**Aim of the exercise:** Once the pictures are set aside, transcribe the remaining data exactly.

-- start Information supplied --

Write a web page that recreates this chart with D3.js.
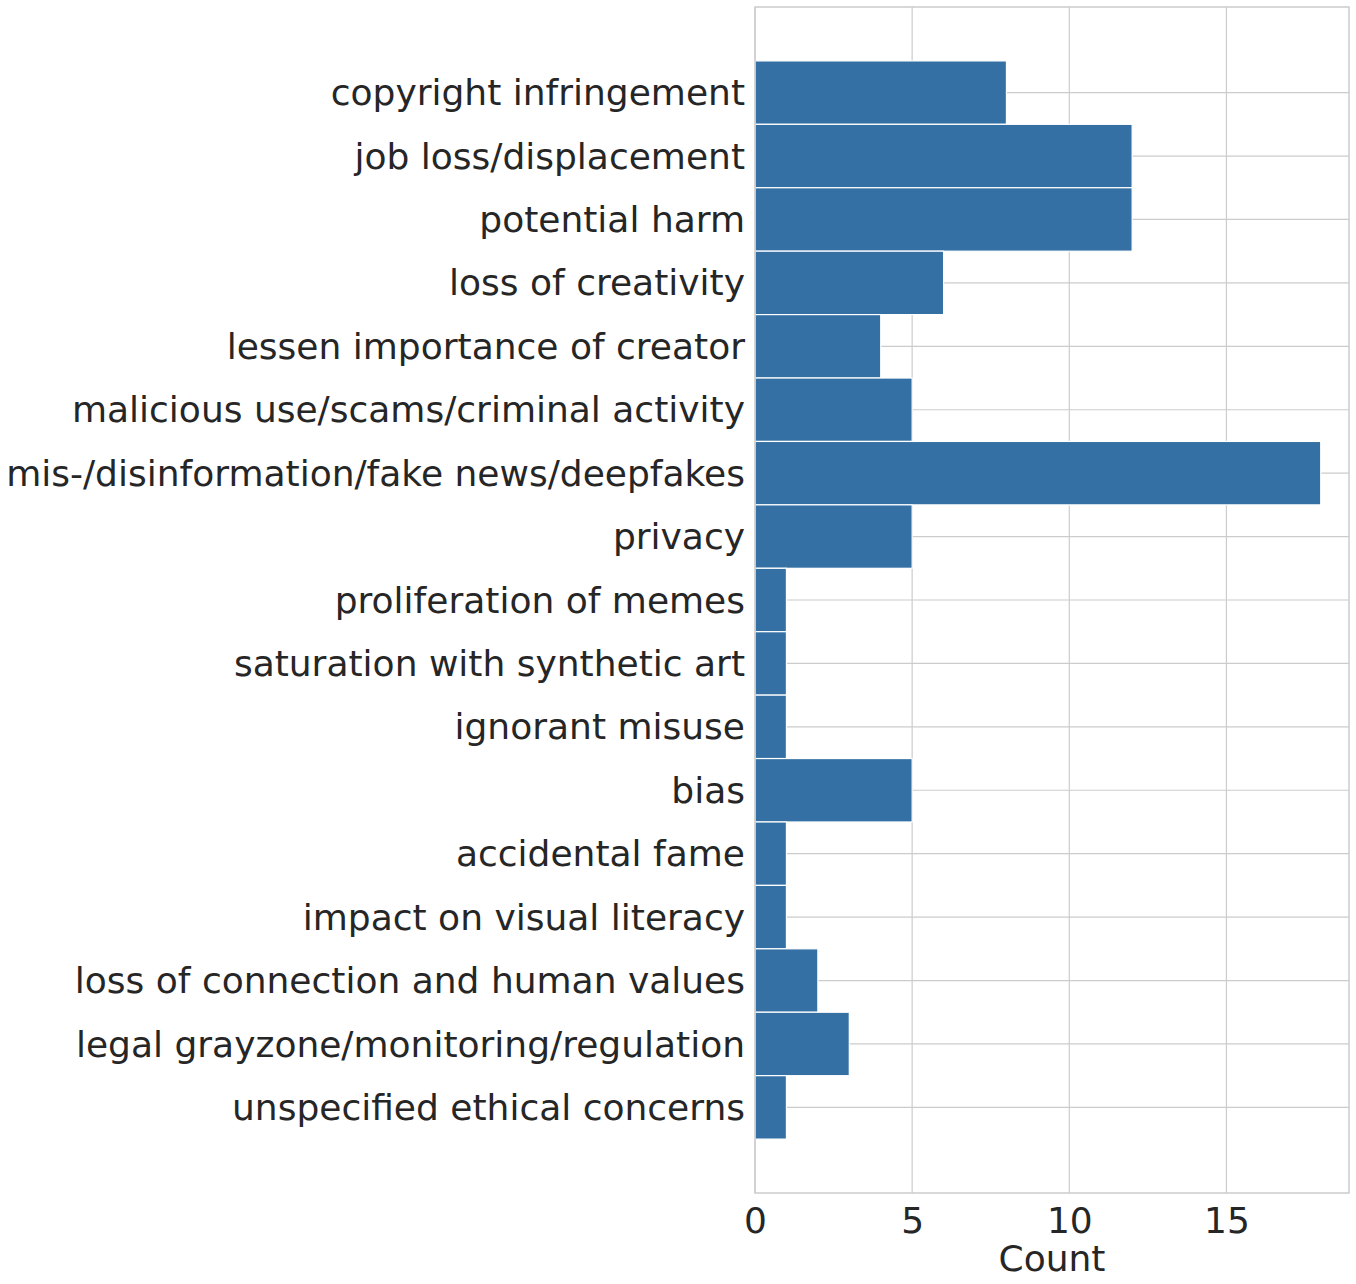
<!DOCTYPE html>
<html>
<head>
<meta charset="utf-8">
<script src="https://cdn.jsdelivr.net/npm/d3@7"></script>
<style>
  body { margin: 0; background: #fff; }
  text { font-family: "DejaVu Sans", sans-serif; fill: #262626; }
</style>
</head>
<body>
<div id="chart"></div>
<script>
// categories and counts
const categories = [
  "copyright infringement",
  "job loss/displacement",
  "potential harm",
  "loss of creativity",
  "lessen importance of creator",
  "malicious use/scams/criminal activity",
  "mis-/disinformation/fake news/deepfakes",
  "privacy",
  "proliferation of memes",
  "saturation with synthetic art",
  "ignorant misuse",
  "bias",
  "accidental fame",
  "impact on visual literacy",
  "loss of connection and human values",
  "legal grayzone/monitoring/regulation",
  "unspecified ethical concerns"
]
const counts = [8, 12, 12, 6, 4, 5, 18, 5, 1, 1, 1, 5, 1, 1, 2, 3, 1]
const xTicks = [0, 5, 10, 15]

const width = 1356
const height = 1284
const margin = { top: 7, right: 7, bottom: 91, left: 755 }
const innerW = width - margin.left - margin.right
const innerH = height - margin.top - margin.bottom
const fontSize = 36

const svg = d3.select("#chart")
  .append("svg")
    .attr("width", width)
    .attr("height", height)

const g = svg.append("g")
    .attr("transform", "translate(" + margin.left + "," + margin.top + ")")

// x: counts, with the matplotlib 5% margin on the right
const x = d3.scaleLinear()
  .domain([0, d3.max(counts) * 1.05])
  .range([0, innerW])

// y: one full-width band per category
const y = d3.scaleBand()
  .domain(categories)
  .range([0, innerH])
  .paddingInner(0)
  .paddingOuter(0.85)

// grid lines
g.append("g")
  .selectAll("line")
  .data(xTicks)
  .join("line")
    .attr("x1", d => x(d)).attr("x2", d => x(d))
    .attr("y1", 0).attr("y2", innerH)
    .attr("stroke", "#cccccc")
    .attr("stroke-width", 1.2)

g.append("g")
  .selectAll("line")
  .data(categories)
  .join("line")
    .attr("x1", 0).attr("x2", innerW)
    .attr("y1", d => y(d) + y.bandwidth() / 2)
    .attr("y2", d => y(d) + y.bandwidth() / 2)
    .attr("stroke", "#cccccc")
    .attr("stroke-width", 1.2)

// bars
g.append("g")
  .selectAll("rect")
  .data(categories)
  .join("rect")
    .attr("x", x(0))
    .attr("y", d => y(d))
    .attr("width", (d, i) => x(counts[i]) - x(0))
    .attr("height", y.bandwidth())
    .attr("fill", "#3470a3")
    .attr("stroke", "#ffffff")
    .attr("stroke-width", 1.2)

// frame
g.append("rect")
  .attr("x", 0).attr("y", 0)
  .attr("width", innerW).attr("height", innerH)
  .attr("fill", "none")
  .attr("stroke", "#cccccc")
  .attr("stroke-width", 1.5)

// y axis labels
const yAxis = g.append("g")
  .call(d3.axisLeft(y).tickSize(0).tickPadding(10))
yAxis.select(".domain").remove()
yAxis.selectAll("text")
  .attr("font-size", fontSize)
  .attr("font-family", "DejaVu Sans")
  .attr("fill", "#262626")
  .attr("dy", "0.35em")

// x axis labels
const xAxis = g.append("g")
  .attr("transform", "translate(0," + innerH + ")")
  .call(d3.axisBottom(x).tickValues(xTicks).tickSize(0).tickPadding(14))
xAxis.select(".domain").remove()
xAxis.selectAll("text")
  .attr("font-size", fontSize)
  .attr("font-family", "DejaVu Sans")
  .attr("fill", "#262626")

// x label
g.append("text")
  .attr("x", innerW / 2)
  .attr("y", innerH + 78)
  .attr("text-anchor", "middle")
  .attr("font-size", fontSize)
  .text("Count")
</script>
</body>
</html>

-- end Information supplied --

**Output of the exercise:**
Write a web page that recreates this chart with D3.js.
<!DOCTYPE html>
<html>
<head>
<meta charset="utf-8">
<script src="https://cdn.jsdelivr.net/npm/d3@7"></script>
<style>
  body { margin: 0; background: #fff; }
  text { font-family: "DejaVu Sans", sans-serif; fill: #262626; }
</style>
</head>
<body>
<div id="chart"></div>
<script>
// categories and counts
const categories = [
  "copyright infringement",
  "job loss/displacement",
  "potential harm",
  "loss of creativity",
  "lessen importance of creator",
  "malicious use/scams/criminal activity",
  "mis-/disinformation/fake news/deepfakes",
  "privacy",
  "proliferation of memes",
  "saturation with synthetic art",
  "ignorant misuse",
  "bias",
  "accidental fame",
  "impact on visual literacy",
  "loss of connection and human values",
  "legal grayzone/monitoring/regulation",
  "unspecified ethical concerns"
]
const counts = [8, 12, 12, 6, 4, 5, 18, 5, 1, 1, 1, 5, 1, 1, 2, 3, 1]
const xTicks = [0, 5, 10, 15]

const width = 1356
const height = 1284
const margin = { top: 7, right: 7, bottom: 91, left: 755 }
const innerW = width - margin.left - margin.right
const innerH = height - margin.top - margin.bottom
const fontSize = 36

const svg = d3.select("#chart")
  .append("svg")
    .attr("width", width)
    .attr("height", height)

const g = svg.append("g")
    .attr("transform", "translate(" + margin.left + "," + margin.top + ")")

// x: counts, with the matplotlib 5% margin on the right
const x = d3.scaleLinear()
  .domain([0, d3.max(counts) * 1.05])
  .range([0, innerW])

// y: one full-width band per category
const y = d3.scaleBand()
  .domain(categories)
  .range([0, innerH])
  .paddingInner(0)
  .paddingOuter(0.85)

// grid lines
g.append("g")
  .selectAll("line")
  .data(xTicks)
  .join("line")
    .attr("x1", d => x(d)).attr("x2", d => x(d))
    .attr("y1", 0).attr("y2", innerH)
    .attr("stroke", "#cccccc")
    .attr("stroke-width", 1.2)

g.append("g")
  .selectAll("line")
  .data(categories)
  .join("line")
    .attr("x1", 0).attr("x2", innerW)
    .attr("y1", d => y(d) + y.bandwidth() / 2)
    .attr("y2", d => y(d) + y.bandwidth() / 2)
    .attr("stroke", "#cccccc")
    .attr("stroke-width", 1.2)

// bars
g.append("g")
  .selectAll("rect")
  .data(categories)
  .join("rect")
    .attr("x", x(0))
    .attr("y", d => y(d))
    .attr("width", (d, i) => x(counts[i]) - x(0))
    .attr("height", y.bandwidth())
    .attr("fill", "#3470a3")
    .attr("stroke", "#ffffff")
    .attr("stroke-width", 1.2)

// frame
g.append("rect")
  .attr("x", 0).attr("y", 0)
  .attr("width", innerW).attr("height", innerH)
  .attr("fill", "none")
  .attr("stroke", "#cccccc")
  .attr("stroke-width", 1.5)

// y axis labels
const yAxis = g.append("g")
  .call(d3.axisLeft(y).tickSize(0).tickPadding(10))
yAxis.select(".domain").remove()
yAxis.selectAll("text")
  .attr("font-size", fontSize)
  .attr("font-family", "DejaVu Sans")
  .attr("fill", "#262626")
  .attr("dy", "0.35em")

// x axis labels
const xAxis = g.append("g")
  .attr("transform", "translate(0," + innerH + ")")
  .call(d3.axisBottom(x).tickValues(xTicks).tickSize(0).tickPadding(14))
xAxis.select(".domain").remove()
xAxis.selectAll("text")
  .attr("font-size", fontSize)
  .attr("font-family", "DejaVu Sans")
  .attr("fill", "#262626")

// x label
g.append("text")
  .attr("x", innerW / 2)
  .attr("y", innerH + 78)
  .attr("text-anchor", "middle")
  .attr("font-size", fontSize)
  .text("Count")
</script>
</body>
</html>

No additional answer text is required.